There are currently no ongoing negotiations to solve the legal woes of Abraaj founder Arif Naqvi, according to Essam Al-Tamimi, senior partner at Tamimi & Co, the law firm which submitted a multi-million dirham bounced cheque to authorities.
Naqvi now faces a criminal complaint in the UAE, and on Thursday a Sharjah court is expected to decide whether Naqvi and a colleague, Muhammed Rafique Lakhani, issued the cheque without enough funds in the account.
Quoting a prosecution clerk, the Financial Times is reporting that the value of the claim is AED177 million ($48.2 million).
Citing an anonymous source familiar with the case, the newspaper said the bounced cheque was used as partial security for approximately $300 million in loans made to Abraaj by Hamid Jafar, the founder of the Sharjah-based Crescent Group.

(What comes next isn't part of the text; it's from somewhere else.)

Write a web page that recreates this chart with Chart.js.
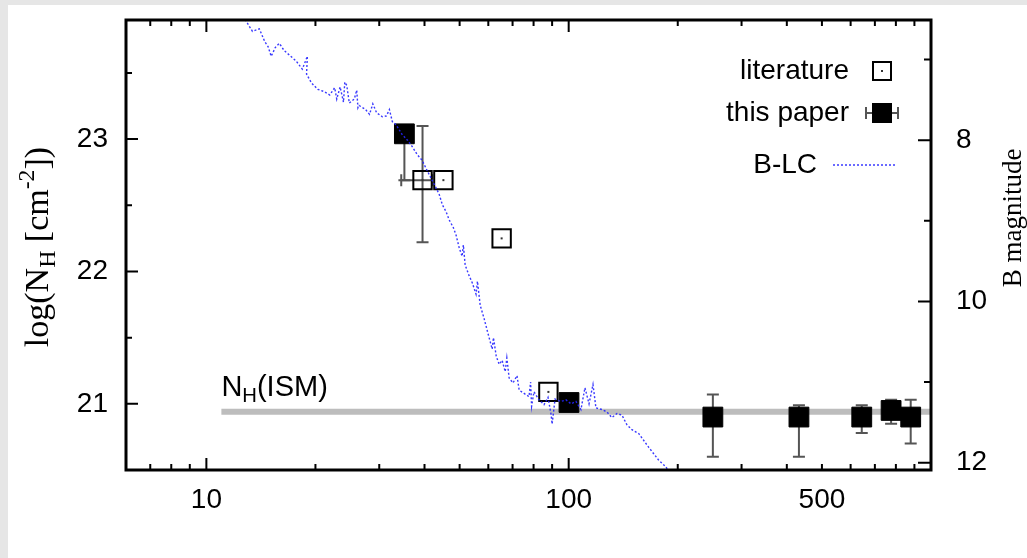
<!DOCTYPE html>
<html>
<head>
<meta charset="utf-8">
<script src="https://cdn.jsdelivr.net/npm/chart.js@4.4.1/dist/chart.umd.min.js"></script>
<style>
  html, body { margin: 0; padding: 0; background: #e6e6e6; }
  #panel { position: absolute; left: 8px; top: 5px; width: 1019px; height: 553px; background: #fff; }
  canvas { display: block; }
</style>
</head>
<body>
<div id="panel"><canvas id="nhChart" width="1019" height="553"></canvas></div>
<script>
// Axis ticks
const xTickLabels = [10, 100, 500];
const xMajorTicks = [10, 100];
const xMinorTicks = [7, 8, 9, 20, 30, 40, 50, 60, 70, 80, 90, 200, 300, 400, 500, 600, 700, 800, 900];
const nhTicks = [21, 22, 23];
const nhMinorTicks = [21.5, 22.5, 23.5];
const bTicks = [8, 10, 12];
const bMinorTicks = [7, 9, 11];

// Column densities from the literature (days, log N_H)
const litDays = [39.5, 45.1, 65.3, 87.9];
const litNH = [22.69, 22.69, 22.25, 21.09];
const litNHLow = [22.22, null, null, null];
const litNHHigh = [23.10, null, null, null];
const litDaysLow = [34.5, null, null, null];
const litDaysHigh = [42.0, null, null, null];

// Column densities from this work
const paperDays = [35.2, 100.2, 250, 432, 644, 776, 879];
const paperNH = [23.04, 21.01, 20.90, 20.90, 20.90, 20.95, 20.90];
const paperNHLow = [22.69, null, 20.60, 20.60, 20.78, 20.85, 20.70];
const paperNHHigh = [23.04, null, 21.07, 20.99, 20.99, 21.03, 21.03];

// Interstellar column
const ismDays = [11, 1000];
const ismNH = [20.94, 20.94];

// B band light curve (days, B mag)
const lcDays = [11.9, 12.2, 12.9, 13.4, 14.0, 14.5, 14.8, 15.1, 15.5, 15.9, 16.4,
  17.0, 17.7, 18.4, 19.0, 18.9, 19.5, 20.3, 21.2, 21.9, 22.6,
  22.9, 23.4, 23.9, 24.1, 24.4, 24.8, 25.6, 26.0, 26.2, 26.4, 27.5, 28.2, 28.8, 29.5,
  30.6, 31.4, 32.0, 32.6, 33.4, 34.7, 35.9, 37.0, 38.2, 39.4, 40.5,
  41.8, 42.8, 43.9, 44.8, 45.9, 46.8, 48.0, 48.9, 49.9, 50.8, 51.2,
  51.8, 53.1, 54.2, 55.5, 56.0, 57.0, 58.4, 59.9, 61.5, 62.0, 63.1, 64.3,
  65.5, 66.8, 67.5, 68.5, 70.2, 72.0, 73.0, 75.3, 77.7, 78.5, 79.0, 80.2, 82.8,
  85.5, 87.7, 89.4, 90.0, 91.7, 95.2, 98.3, 101.5, 104.7, 108.1, 110.9,
  113.8, 116.7, 118.9, 123.5, 127.5, 131.6, 135.9, 140.3, 144.8, 149.5,
  156.2, 166.4, 177.3, 185.4, 191.4];
const lcBmag = [6.30, 6.37, 6.53, 6.65, 6.62, 6.78, 6.84, 6.96, 6.85, 6.80, 6.89,
  6.95, 7.02, 7.12, 6.96, 7.18, 7.29, 7.37, 7.40, 7.44, 7.35,
  7.49, 7.34, 7.53, 7.28, 7.32, 7.54, 7.49, 7.38, 7.60, 7.57, 7.62, 7.68, 7.55, 7.66,
  7.71, 7.70, 7.62, 7.77, 7.81, 7.93, 8.00, 8.08, 8.18, 8.25, 8.36,
  8.48, 8.57, 8.67, 8.80, 8.89, 8.99, 9.08, 9.18, 9.34, 9.44, 9.30,
  9.55, 9.68, 9.77, 9.91, 9.75, 10.05, 10.21, 10.40, 10.59, 10.45, 10.68, 10.78,
  10.73, 10.87, 10.70, 10.95, 11.01, 10.92, 11.10, 11.14, 11.18, 11.00, 11.30, 11.12, 11.22,
  11.28, 11.19, 11.40, 11.52, 11.21, 11.24, 11.22, 11.27, 11.24, 11.34, 11.07,
  11.27, 11.03, 11.32, 11.34, 11.37, 11.44, 11.39, 11.41, 11.53, 11.59,
  11.64, 11.81, 11.97, 12.05, 12.15];

const SANS = '"Liberation Sans", Arial, sans-serif';
const SERIF = '"Liberation Serif", "Times New Roman", serif';
const FONT_PX = 28;
const LC_COLOR = 'rgba(35, 35, 255, 0.9)';
const ERR_COLOR = '#555';

const toXY = (xs, ys) => xs.map((x, i) => ({ x: x, y: ys[i] }));

// fixed axis sizes so the frame lands at the same place every time
function fixSize(prop, size) {
  return (s) => {
    s[prop] = size;
    s.paddingTop = 0; s.paddingBottom = 0; s.paddingLeft = 0; s.paddingRight = 0;
  };
}

function drawErrorBars(chart, ds, meta) {
  const ctx = chart.ctx, xs = chart.scales.x, ys = chart.scales.y;
  const cap = 6;
  ctx.save();
  ctx.strokeStyle = ERR_COLOR;
  ctx.lineWidth = 2;
  meta.data.forEach((pt, i) => {
    ctx.beginPath();
    if (ds.yLow && ds.yLow[i] != null) {
      const y0 = ys.getPixelForValue(ds.yLow[i]);
      const y1 = ys.getPixelForValue(ds.yHigh[i]);
      ctx.moveTo(pt.x, y0); ctx.lineTo(pt.x, y1);
      ctx.moveTo(pt.x - cap, y0); ctx.lineTo(pt.x + cap, y0);
      ctx.moveTo(pt.x - cap, y1); ctx.lineTo(pt.x + cap, y1);
    }
    if (ds.xLow && ds.xLow[i] != null) {
      const x0 = xs.getPixelForValue(ds.xLow[i]);
      const x1 = xs.getPixelForValue(ds.xHigh[i]);
      ctx.moveTo(x0, pt.y); ctx.lineTo(x1, pt.y);
      ctx.moveTo(x0, pt.y - cap); ctx.lineTo(x0, pt.y + cap);
      ctx.moveTo(x1, pt.y - cap); ctx.lineTo(x1, pt.y + cap);
    }
    ctx.stroke();
  });
  ctx.restore();
}

// text made of pieces: [text, scale, baseline shift in em]
function drawRich(ctx, pieces, family, size, x, y, angle, align) {
  ctx.save();
  ctx.translate(x, y);
  ctx.rotate(angle);
  ctx.textBaseline = 'alphabetic';
  ctx.textAlign = 'left';
  let total = 0;
  pieces.forEach(p => { ctx.font = (size * p[1]) + 'px ' + family; total += ctx.measureText(p[0]).width; });
  let cx = align === 'center' ? -total / 2 : (align === 'right' ? -total : 0);
  pieces.forEach(p => {
    ctx.font = (size * p[1]) + 'px ' + family;
    ctx.fillText(p[0], cx, p[2] * size);
    cx += ctx.measureText(p[0]).width;
  });
  ctx.restore();
}

const framePlugin = {
  id: 'frame',
  beforeDatasetDraw(chart, args) {
    const ds = chart.data.datasets[args.index];
    if (ds.yLow || ds.xLow) drawErrorBars(chart, ds, args.meta);
  },
  afterDatasetDraw(chart, args) {
    const ds = chart.data.datasets[args.index];
    if (ds.label !== 'literature') return;
    const ctx = chart.ctx;
    ctx.save();
    ctx.fillStyle = '#333';
    args.meta.data.forEach(pt => ctx.fillRect(pt.x - 1, pt.y - 1, 2, 2));
    ctx.restore();
  },
  afterDraw(chart) {
    const ctx = chart.ctx, ca = chart.chartArea;
    const xs = chart.scales.x, ys = chart.scales.y, bs = chart.scales.y2;
    ctx.save();
    ctx.strokeStyle = '#000';
    ctx.lineWidth = 2;
    ctx.beginPath();
    const tickX = (v, len) => {
      const px = xs.getPixelForValue(v);
      ctx.moveTo(px, ca.bottom); ctx.lineTo(px, ca.bottom - len);
      ctx.moveTo(px, ca.top); ctx.lineTo(px, ca.top + len);
    };
    xMajorTicks.forEach(v => tickX(v, 12));
    xMinorTicks.forEach(v => tickX(v, 6));
    nhTicks.forEach(v => { const py = ys.getPixelForValue(v); ctx.moveTo(ca.left, py); ctx.lineTo(ca.left + 12, py); });
    nhMinorTicks.forEach(v => { const py = ys.getPixelForValue(v); ctx.moveTo(ca.left, py); ctx.lineTo(ca.left + 6, py); });
    bTicks.forEach(v => { const py = bs.getPixelForValue(v); ctx.moveTo(ca.right, py); ctx.lineTo(ca.right - 13, py); });
    bMinorTicks.forEach(v => { const py = bs.getPixelForValue(v); ctx.moveTo(ca.right, py); ctx.lineTo(ca.right - 7, py); });
    ctx.stroke();
    ctx.lineWidth = 3;
    ctx.strokeRect(ca.left, ca.top, ca.right - ca.left, ca.bottom - ca.top);

    // axis titles
    ctx.fillStyle = '#000';
    drawRich(ctx, [['log(N', 1, 0], ['H', 0.7, 0.22], [' [cm', 1, 0], ['-2', 0.7, -0.42], ['])', 1, 0]],
      SERIF, 34, 40, (ca.top + ca.bottom) / 2 + 2, -Math.PI / 2, 'center');
    drawRich(ctx, [['B magnitude', 1, 0]], SERIF, 27, 1013, 213, -Math.PI / 2, 'center');

    // interstellar label
    const ismY = ys.getPixelForValue(ismNH[0]);
    drawRich(ctx, [['N', 1, 0], ['H', 0.7, 0.22], ['(ISM)', 1, 0]], SANS, 29,
      xs.getPixelForValue(ismDays[0]), ismY - 16, 0, 'left');

    // key
    const textR = ca.right - 82, symX = ca.right - 49;
    const rows = [ca.top + 51, ca.top + 93, ca.top + 145];
    ctx.font = FONT_PX + 'px ' + SANS;
    ctx.textAlign = 'right';
    ctx.textBaseline = 'middle';
    ctx.fillText('literature', textR, rows[0]);
    ctx.fillText('this paper', textR, rows[1]);
    ctx.fillText('B-LC', ca.right - 114, rows[2]);
    ctx.lineWidth = 2;
    ctx.strokeStyle = '#000';
    ctx.fillStyle = '#fff';
    ctx.fillRect(symX - 9, rows[0] - 9, 18, 18);
    ctx.strokeRect(symX - 9, rows[0] - 9, 18, 18);
    ctx.fillStyle = '#333';
    ctx.fillRect(symX - 1, rows[0] - 1, 2, 2);
    ctx.strokeStyle = ERR_COLOR;
    ctx.beginPath();
    ctx.moveTo(symX - 16, rows[1]); ctx.lineTo(symX + 16, rows[1]);
    ctx.moveTo(symX - 16, rows[1] - 6); ctx.lineTo(symX - 16, rows[1] + 6);
    ctx.moveTo(symX + 16, rows[1] - 6); ctx.lineTo(symX + 16, rows[1] + 6);
    ctx.stroke();
    ctx.fillStyle = '#000';
    ctx.fillRect(symX - 10, rows[1] - 10, 20, 20);
    ctx.strokeStyle = LC_COLOR;
    ctx.lineWidth = 1.4;
    ctx.setLineDash([2, 2]);
    ctx.beginPath();
    ctx.moveTo(ca.right - 98, rows[2]); ctx.lineTo(ca.right - 34, rows[2]);
    ctx.stroke();
    ctx.restore();
  }
};

const ctx = document.getElementById('nhChart').getContext('2d');
const nhChart = new Chart(ctx, {
  type: 'scatter',
  data: {
    datasets: [
      {
        label: 'ISM',
        data: toXY(ismDays, ismNH),
        showLine: true,
        borderColor: '#bdbdbd',
        borderWidth: 6,
        pointRadius: 0,
        yAxisID: 'y',
        order: 4
      },
      {
        label: 'literature',
        data: toXY(litDays, litNH),
        yLow: litNHLow, yHigh: litNHHigh, xLow: litDaysLow, xHigh: litDaysHigh,
        pointStyle: 'rect',
        pointRadius: 13,
        backgroundColor: 'rgba(255,255,255,0)',
        borderColor: '#000',
        borderWidth: 2,
        yAxisID: 'y',
        order: 3
      },
      {
        label: 'this paper',
        data: toXY(paperDays, paperNH),
        yLow: paperNHLow, yHigh: paperNHHigh,
        pointStyle: 'rect',
        pointRadius: 14,
        backgroundColor: '#000',
        borderColor: '#000',
        borderWidth: 1,
        yAxisID: 'y',
        order: 2
      },
      {
        label: 'B-LC',
        data: toXY(lcDays, lcBmag),
        showLine: true,
        borderColor: LC_COLOR,
        borderWidth: 1.4,
        borderDash: [2, 2],
        pointRadius: 0,
        yAxisID: 'y2',
        order: 1
      }
    ]
  },
  options: {
    responsive: false,
    animation: false,
    events: [],
    layout: { padding: { top: 12, left: 0, right: 0, bottom: 0 } },
    plugins: { legend: { display: false }, tooltip: { enabled: false } },
    scales: {
      x: {
        type: 'logarithmic',
        position: 'bottom',
        min: 6,
        max: 1000,
        grid: { display: false, drawTicks: false },
        border: { display: false },
        afterBuildTicks: s => { s.ticks = xTickLabels.map(v => ({ value: v })); },
        afterFit: fixSize('height', 88),
        ticks: { color: '#000', padding: 13, maxRotation: 0, font: { family: SANS, size: FONT_PX }, callback: v => String(v) }
      },
      y: {
        type: 'linear',
        position: 'left',
        min: 20.5,
        max: 23.9,
        grid: { display: false, drawTicks: false },
        border: { display: false },
        afterBuildTicks: s => { s.ticks = nhTicks.map(v => ({ value: v })); },
        afterFit: fixSize('width', 118),
        ticks: { color: '#000', padding: 18, font: { family: SANS, size: FONT_PX }, callback: v => String(v) }
      },
      y2: {
        type: 'linear',
        position: 'right',
        min: 6.51,
        max: 12.09,
        reverse: true,
        grid: { display: false, drawTicks: false },
        border: { display: false },
        afterBuildTicks: s => { s.ticks = bTicks.map(v => ({ value: v })); },
        afterFit: fixSize('width', 96),
        ticks: { color: '#000', padding: 25, font: { family: SANS, size: FONT_PX }, callback: v => String(v) }
      }
    }
  },
  plugins: [framePlugin]
});
</script>
</body>
</html>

In a statement sent to Arabian Business, Al-Tamimi said that “the issue is now a matter for the public prosecutor.”
“The accused has shown bad faith in signing cheques it is now clear he had no intention of honouring and is refusing to appear to face these criminal charges in the UAE,” he said. “I can also confirm there are no ongoing negotiations to resolve this matter.”
A source close to the matter told Arabian Business that “the rapid erosion of trust in Naqvi is of great concern.”
“Co-mingling of funds has already been established, but there are still major questions about how the financial gaps came to be, and at the level of Abraaj Holding.”
Al-Tamimi’s statement contradicts those of Abraaj, which on Tuesday said in a statement that it can “confirm that a loan was granted and security provided in a pure commercial transaction.”
“Partial repayment of the loan has been made and settlement discussions are ongoing with the intent to arrive at a satisfactory solution for all parties,” the statement noted. “It should be noted that the cheques were provided as part of a security package and as such should not have been submitted to a criminal court.”
In the statement, the company – which has field for provisional liquidation and is using courts in the Cayman Islands to implement a restructuring plan for its estimated $1 billion in debts – said it was surprised by the “excessive media interest” in the criminal complaint against Naqvi.
“We believe deliberate efforts are being taken to destabilise the positive developments that the Group and its Joint Provisional Liquidators have been working very hard to secure,” the statement said.